A majority of U.S. states have incarceration rates higher than every other country in the world, including many liberal states, a new analysis has found.
According to a report by the
Prison Policy Initiative, the United States incarcerates 716 people for every 100,000 residents, more than any other country in the world. The rate is five times higher than most other stable, industrialized nations, even though U.S. crime rates are broadly comparable.
"Around the globe, governments respond to illegal activity and social unrest in many ways. Here in the United States, policymakers in the 1970s made the decision to start incarcerating Americans at globally unprecedented rates," the report said.

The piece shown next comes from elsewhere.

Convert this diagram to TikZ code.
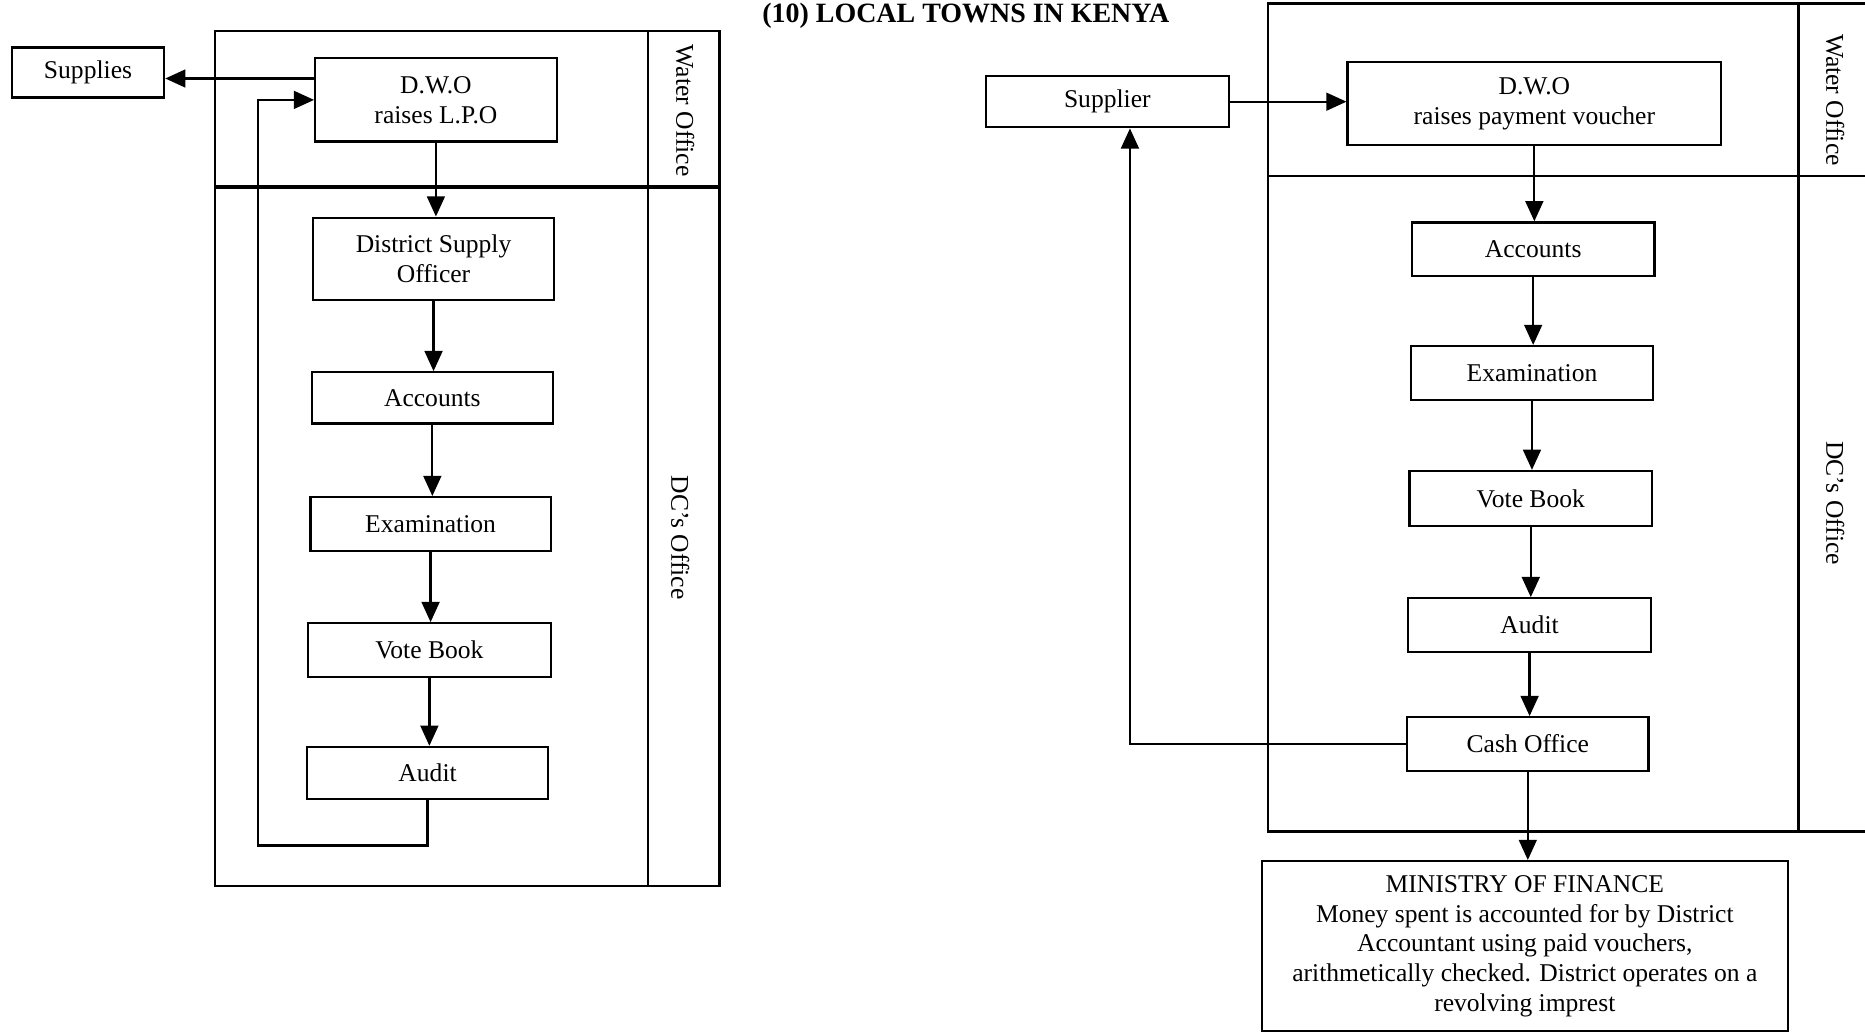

Federal and state lawmakers have recently tried to reduce financial expenditures on the prison system, in some cases relaxing drug and incarceration laws, but even with reforms, 36 states have higher rates of incarceration than the second-highest country behind the United States, Cuba, according to
Vox.
Vermont, the state with the lowest incarceration rate, imprisons people at far higher rates than countries such as New Zealand and the United Kingdom, as well as Israel, for example.
Meanwhile, the blue states of Massachusetts, California, and Maine, all have higher prison rates than South Africa, Iran, and Saudi Arabia, countries known for their harsh penal systems.
In addition, Utah, Nebraska, and Iowa all lock up a greater portion of their populations than El Salvador, a country with a recent civil war and one of the highest homicide rates in the world, the reported noted.
"The record also shows that our country's experiment with mass incarceration has not managed to significantly enhance public safety, but instead has consistently and disproportionately stunted the social and economic well-being of poor communities and communities of color for generations," the report said.